From Bugzilla Helper: User-Agent: Mozilla/5.0 Galeon/1.2.10 (X11; Linux i686; U;) Gecko/20030314 Description of problem: The ${var%...}, ${var#...}, ${var:offset} (and maybe other) parameter expansions are broken for UTF-8. Regardless of UTF-8 locales, when a variable contains a UTF-8 string (e.g. a filename) these expansions seem to work on bytes instead of characters, leading to invalid UTF-8 strings and other surprises.
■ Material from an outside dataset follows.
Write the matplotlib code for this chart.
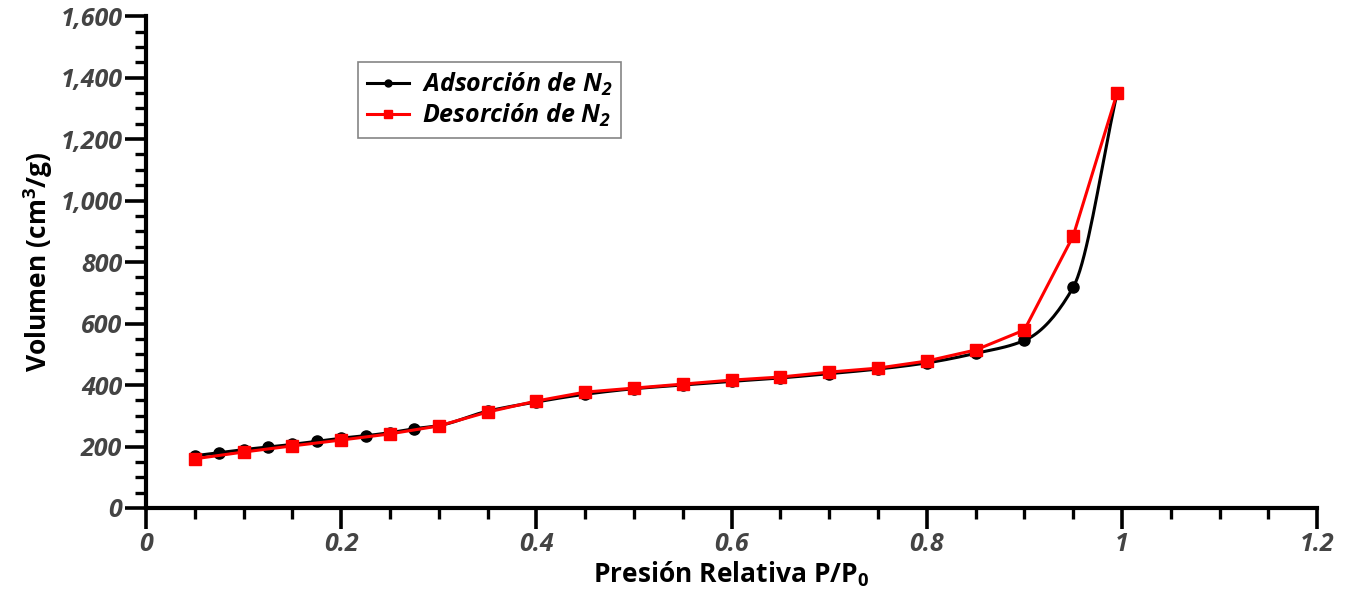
import numpy as np
import matplotlib.pyplot as plt
from matplotlib.ticker import MultipleLocator, FuncFormatter

# ______________________ DATA ______________________________
p_ads = [0.05, 0.075, 0.1, 0.125, 0.15, 0.175, 0.2, 0.225, 0.25, 0.275, 0.3,
         0.35, 0.4, 0.45, 0.5, 0.55, 0.6, 0.65, 0.7, 0.75, 0.8, 0.85, 0.9,
         0.95, 0.995]
v_ads = [170, 180, 190, 198, 207, 217, 227, 235, 245, 258, 268,
         315, 345, 370, 388, 400, 412, 423, 437, 452, 472, 503, 545,
         718, 1350]

p_des = [0.05, 0.1, 0.15, 0.2, 0.25, 0.3, 0.35, 0.4, 0.45, 0.5, 0.55, 0.6,
         0.65, 0.7, 0.75, 0.8, 0.85, 0.9, 0.95, 0.995]
v_des = [160, 182, 202, 221, 241, 267, 312, 348, 377, 390, 403, 416,
         426, 442, 455, 478, 514, 579, 885, 1350]


def smooth_line(x, y, n=20):
    # monotone cubic (Fritsch-Carlson), only used to draw a smooth connecting line
    x = np.asarray(x, float)
    y = np.asarray(y, float)
    h = np.diff(x)
    d = np.diff(y) / h
    m = np.zeros_like(y)
    m[0], m[-1] = d[0], d[-1]
    for i in range(1, len(x) - 1):
        if d[i - 1] * d[i] > 0:
            w1 = 2 * h[i] + h[i - 1]
            w2 = h[i] + 2 * h[i - 1]
            m[i] = (w1 + w2) / (w1 / d[i - 1] + w2 / d[i])
    xs, ys = [], []
    for i in range(len(x) - 1):
        t = np.linspace(0, 1, n, endpoint=False)
        h00 = 2 * t**3 - 3 * t**2 + 1
        h10 = t**3 - 2 * t**2 + t
        h01 = -2 * t**3 + 3 * t**2
        h11 = t**3 - t**2
        xs.append(x[i] + t * h[i])
        ys.append(h00 * y[i] + h10 * h[i] * m[i] + h01 * y[i + 1] + h11 * h[i] * m[i + 1])
    xs.append([x[-1]])
    ys.append([y[-1]])
    return np.concatenate(xs), np.concatenate(ys)


# ______________________ PLOT ______________________________
fnt = ['Open Sans', 'DejaVu Sans']
plt.rcParams['font.family'] = fnt

fig = plt.figure(figsize=(13.51, 5.94), dpi=100)
ax = fig.add_axes([0.108, 0.1448, 0.867, 0.828])

xs, ys = smooth_line(p_ads, v_ads)
ax.plot(xs, ys, color='black', lw=2.2, zorder=2)
ax.plot(p_ads, v_ads, 'o', color='black', ms=8, zorder=3)
ax.plot(p_des, v_des, '-s', color='#ff0000', lw=2.2, ms=9, zorder=4)

# legend proxies
ax.plot([], [], '-o', color='black', lw=2.2, ms=5, label=r'Adsorción de N$_\mathregular{2}$')
ax.plot([], [], '-s', color='#ff0000', lw=2.2, ms=6, label=r'Desorción de N$_\mathregular{2}$')
leg = ax.legend(loc='upper left', bbox_to_anchor=(0.181, 0.907), borderaxespad=0,
                fancybox=False, edgecolor='#666666', handlelength=1.7, handletextpad=0.5,
                borderpad=0.35, labelspacing=0.15,
                prop=dict(family=fnt, weight='bold', style='italic', size=18))
leg.get_frame().set_linewidth(1.2)

ax.set_xlim(0, 1.2)
ax.set_ylim(0, 1600)
ax.xaxis.set_major_locator(MultipleLocator(0.2))
ax.xaxis.set_minor_locator(MultipleLocator(0.05))
ax.yaxis.set_major_locator(MultipleLocator(200))
ax.yaxis.set_minor_locator(MultipleLocator(50))
ax.xaxis.set_major_formatter(FuncFormatter(lambda v, p: '%g' % round(v, 2)))
ax.yaxis.set_major_formatter(FuncFormatter(lambda v, p: '{:,.0f}'.format(v)))

for s in ['top', 'right']:
    ax.spines[s].set_visible(False)
for s in ['left', 'bottom']:
    ax.spines[s].set_linewidth(3)

ax.tick_params(which='major', direction='out', length=15, width=2.6, pad=2,
               labelsize=18, labelcolor='#444444')
ax.tick_params(which='minor', direction='out', length=8, width=2.4)
for lab in ax.get_xticklabels() + ax.get_yticklabels():
    lab.set_fontweight('bold')
    lab.set_fontstyle('italic')

ax.set_xlabel(r'Presión Relativa P/P$_\mathregular{0}$', fontsize=19, fontweight='bold', labelpad=2)
ax.set_ylabel(r'Volumen (cm$^\mathregular{3}$/g)', fontsize=19, fontweight='bold', labelpad=4)

plt.savefig('out.png', dpi=100)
Version-Release number of selected component (if applicable): bash-2.05b-34 How reproducible: Always Steps to Reproduce: 1. Set up UTF-8 locales (this is default for many languages), I'll use LC_ALL=cs_CZ.UTF-8 2. Run bash, type a='áé' (two characters: a-with-acute, e-with-acute, they don't seem to be able to survive the posting process) 3. echo -n $a | xxd 4a. echo -n ${a:3} | xxd 4b. echo -n ${a%?} | xxd 4c. echo -n ${a#?} | xxd Actual Results: 3. 0000000: c3a1 c3a9 .... 4a. 0000000: a9 . (the fourth byte) 4b. 0000000: c3a1 c3 ... (one byte removed from the end) 4c. 0000000: a1c3 a9 ... (one byte removed from the begining) Expected Results: 3. the same (just a check) 4a. nothing (because there are only two characters in $a) 4b. 0000000: c3a1 .. (one character removed from the end) 4c. 0000000: c3a9 .. (one character removed from the begining) Additional info:
Created attachment 96743 [details] bash-2.05b-subst.patch Here is a start at fixing it. It only addresses ${var:off[:len]} so far. I've reported this upstream.
Created attachment 96767 [details] bash-2.05b-subst.patch Here is a more complete patch.